Over the course of our meetings, first weekly and then later every two weeks, Kurt told me about himself and his philosophy of life. I knew that he was gay. Ralph had told me that. He told me he was buddhist and I found that to be an unexpected bonus. He told me that he had treated only two transsexual people in the first 18 years of his practice, but that in the time surrounding my first visit to him, he had four transsexual patients. I never asked and never found out who the others were. When I found that out, I started bringing Kurt little tidbits of information that I gathered. When I got online, that grew to a steady stream.
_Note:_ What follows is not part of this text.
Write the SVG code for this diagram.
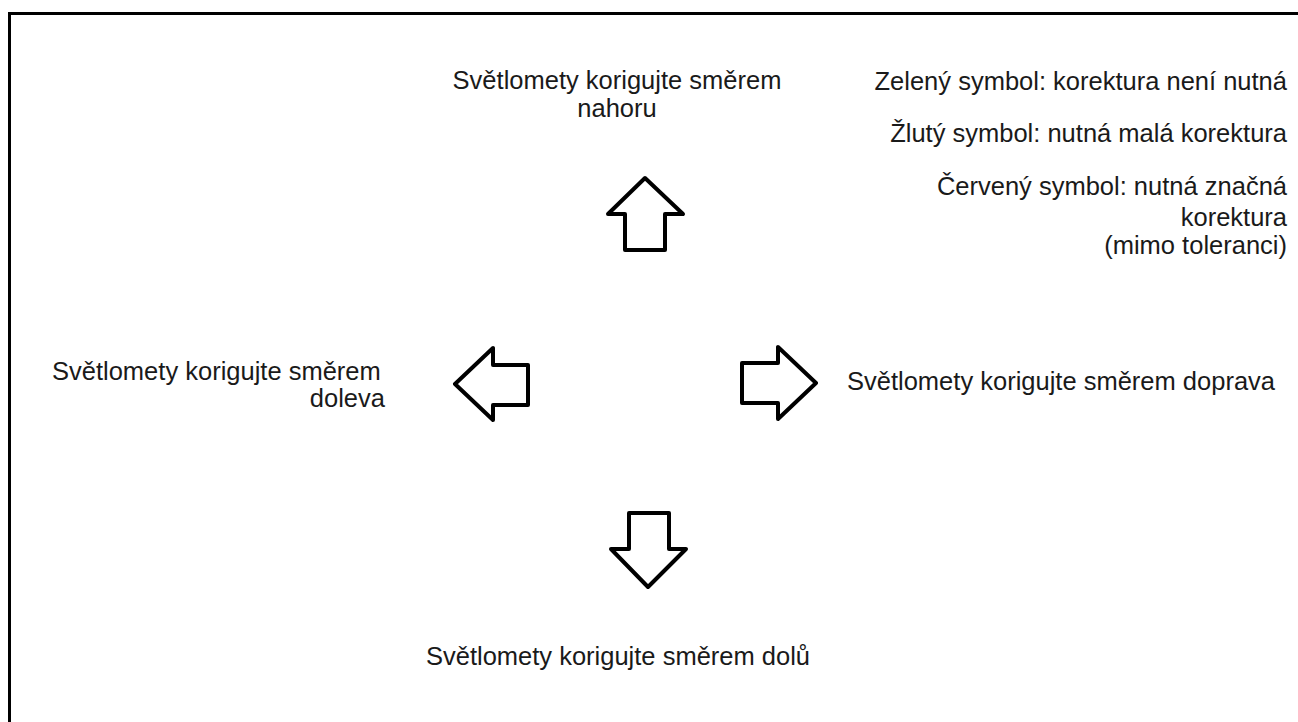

He provided me with information in return that he got from other sources, always asking for my comments on them as he picked my brain about my thoughts on my condition.

At the same time, we dealt with the issues I stated at the beginning. Additionally, he helped me eliminate my driving and money phobias. I had not been a driver ever, having only once had a driver's license, during my time in the army, when not passing the military driving test would have resulted in me being sent to infantry school and sent onward to Vietnam. Kurt helped me change that...now I love to drive.
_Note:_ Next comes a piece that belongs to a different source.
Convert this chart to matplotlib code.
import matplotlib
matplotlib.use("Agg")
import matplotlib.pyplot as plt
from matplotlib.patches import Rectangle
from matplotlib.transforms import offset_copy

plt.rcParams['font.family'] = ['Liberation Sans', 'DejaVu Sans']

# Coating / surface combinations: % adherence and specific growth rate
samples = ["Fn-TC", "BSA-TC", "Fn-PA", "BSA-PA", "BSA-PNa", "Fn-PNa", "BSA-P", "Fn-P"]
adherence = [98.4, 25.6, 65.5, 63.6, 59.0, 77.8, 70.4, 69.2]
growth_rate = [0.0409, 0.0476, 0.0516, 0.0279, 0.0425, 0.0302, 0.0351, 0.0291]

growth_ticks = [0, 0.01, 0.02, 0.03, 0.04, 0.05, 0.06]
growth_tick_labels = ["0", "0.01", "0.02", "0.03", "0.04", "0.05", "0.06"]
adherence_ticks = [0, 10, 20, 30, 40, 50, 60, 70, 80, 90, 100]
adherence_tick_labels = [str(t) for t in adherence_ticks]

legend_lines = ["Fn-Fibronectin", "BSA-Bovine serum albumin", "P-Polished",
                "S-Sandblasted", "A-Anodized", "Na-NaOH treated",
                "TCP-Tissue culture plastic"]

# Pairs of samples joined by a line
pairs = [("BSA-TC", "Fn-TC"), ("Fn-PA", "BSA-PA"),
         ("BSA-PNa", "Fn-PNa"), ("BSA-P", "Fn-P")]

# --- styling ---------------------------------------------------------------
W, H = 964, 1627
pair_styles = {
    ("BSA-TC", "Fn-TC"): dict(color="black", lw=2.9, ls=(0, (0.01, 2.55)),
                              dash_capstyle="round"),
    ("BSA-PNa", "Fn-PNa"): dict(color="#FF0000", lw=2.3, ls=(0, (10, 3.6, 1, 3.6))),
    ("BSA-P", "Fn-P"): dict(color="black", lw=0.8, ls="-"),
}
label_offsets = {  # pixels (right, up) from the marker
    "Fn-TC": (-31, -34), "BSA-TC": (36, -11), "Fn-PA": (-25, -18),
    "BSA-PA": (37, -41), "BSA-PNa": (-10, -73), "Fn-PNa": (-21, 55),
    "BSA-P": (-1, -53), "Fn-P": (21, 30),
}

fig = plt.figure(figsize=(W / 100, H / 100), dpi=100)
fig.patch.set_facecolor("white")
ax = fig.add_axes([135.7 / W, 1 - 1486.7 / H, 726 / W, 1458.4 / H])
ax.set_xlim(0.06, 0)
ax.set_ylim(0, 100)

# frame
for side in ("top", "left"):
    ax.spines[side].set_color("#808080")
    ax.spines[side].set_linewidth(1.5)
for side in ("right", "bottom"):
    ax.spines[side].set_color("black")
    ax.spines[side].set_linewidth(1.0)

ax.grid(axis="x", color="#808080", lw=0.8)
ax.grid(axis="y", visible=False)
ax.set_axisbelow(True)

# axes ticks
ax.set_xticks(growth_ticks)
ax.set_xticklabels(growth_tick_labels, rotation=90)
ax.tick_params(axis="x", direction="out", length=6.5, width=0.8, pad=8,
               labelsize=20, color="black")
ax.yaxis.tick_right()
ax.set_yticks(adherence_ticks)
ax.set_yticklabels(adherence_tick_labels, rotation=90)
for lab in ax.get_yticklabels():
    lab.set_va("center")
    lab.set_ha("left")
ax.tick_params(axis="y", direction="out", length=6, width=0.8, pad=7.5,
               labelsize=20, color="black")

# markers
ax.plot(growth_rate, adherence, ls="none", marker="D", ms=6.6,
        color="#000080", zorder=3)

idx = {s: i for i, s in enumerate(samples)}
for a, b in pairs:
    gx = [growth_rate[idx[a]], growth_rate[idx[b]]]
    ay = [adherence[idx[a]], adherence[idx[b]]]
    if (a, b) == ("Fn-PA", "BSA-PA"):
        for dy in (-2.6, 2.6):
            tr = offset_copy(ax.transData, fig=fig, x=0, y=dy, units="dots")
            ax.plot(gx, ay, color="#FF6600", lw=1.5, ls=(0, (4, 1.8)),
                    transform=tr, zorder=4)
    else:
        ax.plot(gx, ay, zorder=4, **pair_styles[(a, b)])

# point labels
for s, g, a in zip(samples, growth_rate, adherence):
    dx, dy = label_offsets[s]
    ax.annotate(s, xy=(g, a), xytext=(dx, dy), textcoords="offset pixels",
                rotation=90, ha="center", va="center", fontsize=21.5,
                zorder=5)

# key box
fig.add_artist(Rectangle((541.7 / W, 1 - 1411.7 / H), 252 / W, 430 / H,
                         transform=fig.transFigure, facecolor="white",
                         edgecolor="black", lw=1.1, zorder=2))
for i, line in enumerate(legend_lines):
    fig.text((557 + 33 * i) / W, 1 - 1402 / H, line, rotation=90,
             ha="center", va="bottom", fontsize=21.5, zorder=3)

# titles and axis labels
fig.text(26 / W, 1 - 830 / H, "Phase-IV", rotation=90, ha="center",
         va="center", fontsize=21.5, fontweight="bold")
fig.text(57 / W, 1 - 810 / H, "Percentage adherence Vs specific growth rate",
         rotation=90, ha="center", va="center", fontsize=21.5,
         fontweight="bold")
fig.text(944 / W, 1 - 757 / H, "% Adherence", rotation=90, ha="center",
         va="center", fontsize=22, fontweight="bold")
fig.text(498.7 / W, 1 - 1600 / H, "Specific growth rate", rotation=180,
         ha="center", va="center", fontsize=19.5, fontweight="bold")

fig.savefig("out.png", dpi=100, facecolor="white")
His examination of my relationship led him to remark that it was the most abusive one he had ever seen and that my behavior was the worst case of codependency he had ever seen. Much of the problem stemmed from my phobia about money which we discovered traced back to my having to lie on the phone to creditors about my parents being home. When I married, I let my wife handle the money, which was like letting Imelda Marcos have access to the Home Shopping Network. My wife was a user of people and lived in a reality where everything existed merely for her benefit and she required someone else to bail her out of trouble when everyone else's reality collided with hers. My life job had been to keep her out of trouble, to pay for her mistakes, to shield her so that her reality could exist. With Kurt's help, I learned to untangle the poisonous vines that had bound the two of us together for so long.

I have memories of some of the days I spent visiting with Kurt that will be forever etched in my mind. I remember the day he had his first "breakthrough" to understanding what it was like to be me. That was when he realized that even though I was 45 at the time, I was going through puberty and that needed to be factored in to our discussions. I remember the surprise on his face the first time he realized that I was a lesbian. The look was priceless...I don't believe I have ever physically seen a jaw drop before except in cartoons. I remember the first time I wore a shortish skirt to his office, when he admired my legs. I remember discussing life and death with him, from my taoist perspective and his buddhist one. I remember the times when he would be playing his piano when I arrived. But mostly I remember his hugs at the end of the sessions. He was one of the best huggers ever.

Towards the end of our sessions together, his health started deteriorating. While at a buddhist retreat in California, he had to be rushed to a hospital for emergency stomach surgery. He had to cancel a Caribbean cruise because he was sick. Our visits became a bit more special to me. He never told me exactly what his condition was, but I knew. I could see the AIDS literature in his living room while I waited for him to finish with another patient in the den. I saw the condolence cards that he received from his friends. None of them said, "Get Well Soon."

Finally came the day when I asked him to write my surgery letter. He told me to write whatever I would like and that he would sign it. And then he told me that he was retiring and that this would be our last professional visit. He asked me to keep in touch though. I'm afraid I wasn't very good at that. I wish I had done better.

Last Tuesday, at Ralph's therapy group, I found out that Kurt had died. I kept my feelings inside until last night...I'm a teacher and teachers never get sick until Friday. For the last few days, though, I have felt myself spinning downward. I know that Kurt would not want that. So I've been letting the tears flow and trying to fight my way back up.

I'll make it, Kurt. And I'll always remember those hugs.